Já o senador Humberto Costa não tem pena de Débora Rodrigues, condenada a 14 anos de prisão após ter escrito “Perdeu, Mané” na estátua da Justiça, em frente ao STF. 

“Se ela tivesse ido para o STF para pichar uma estátua, enfim, poderia até se pensar que seria um crime de uma violência menor. Mas na verdade o que ela estava fazendo ali era se incorporando a um movimento golpista que pretendia atentar contra o Estado de direito”. Mais: “Ela foi co-participante de um processo que levou à destruição das sedes dos três poderes e tinha como objetivo principal instalar no Brasil uma ditadura”. 

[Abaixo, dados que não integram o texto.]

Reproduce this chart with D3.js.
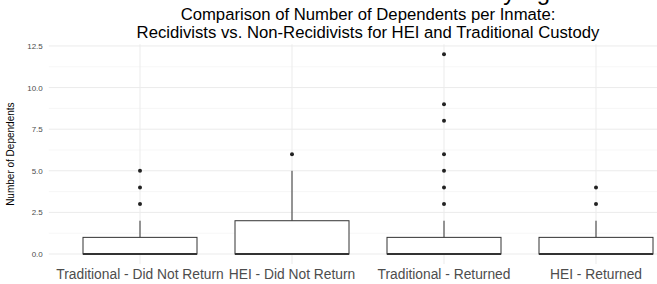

Esta “ditadura sanguinária”, diz Costa, mataria o presidente da República e um ministro do Supremo Tribunal Federal. 

Nome errado e fake news 

Aparentemente é difícil fazer TV de qualidade apenas com as verbas do fundo partidário. Além de falhas técnicas, a transmissão tem gafes. André Rosa chamou uma professora e cientista política — entrevistada via Zoom — de "Gisele Citadando".  "Meu nome é Gisele Cittadino", ela corrigiu. 

A professora está contente sobretudo pela possibilidade de prisão do general Braga Netto, já que os militares têm uma longa lista de crimes que remontam à “república oligárquica”. 

Gisele desmente a tese de que apenas “velhinhos” participaram do ato. Ela traz dados: “Só 20% dos manifestantes daquele dia tinham mais de 60 anos — não que eu ache que alguém com mais de 60 anos possa ser velhinho”. 

“Essa moça do batom”, diz ela, “está completamente envolvida em todos os processos do golpe de estado. Ela é uma das figuras mais determinantes lá na frente do quartel em Brasília”, ela afirma. Depois, emenda uma inverdade: a de que Débora recebeu uma oferta de pagar uma multa e ficar longe das redes sociais por dois anos em um acordo de não-prossecução penal.  

“Ela se recusou a assinar. Ela podia estar em casa cuidando das crianças”, diz a professora, que leciona na PUC do Rio de Janeiro. 

O julgamento do STF e a transmissão do PT serão retomados nesta quarta (26).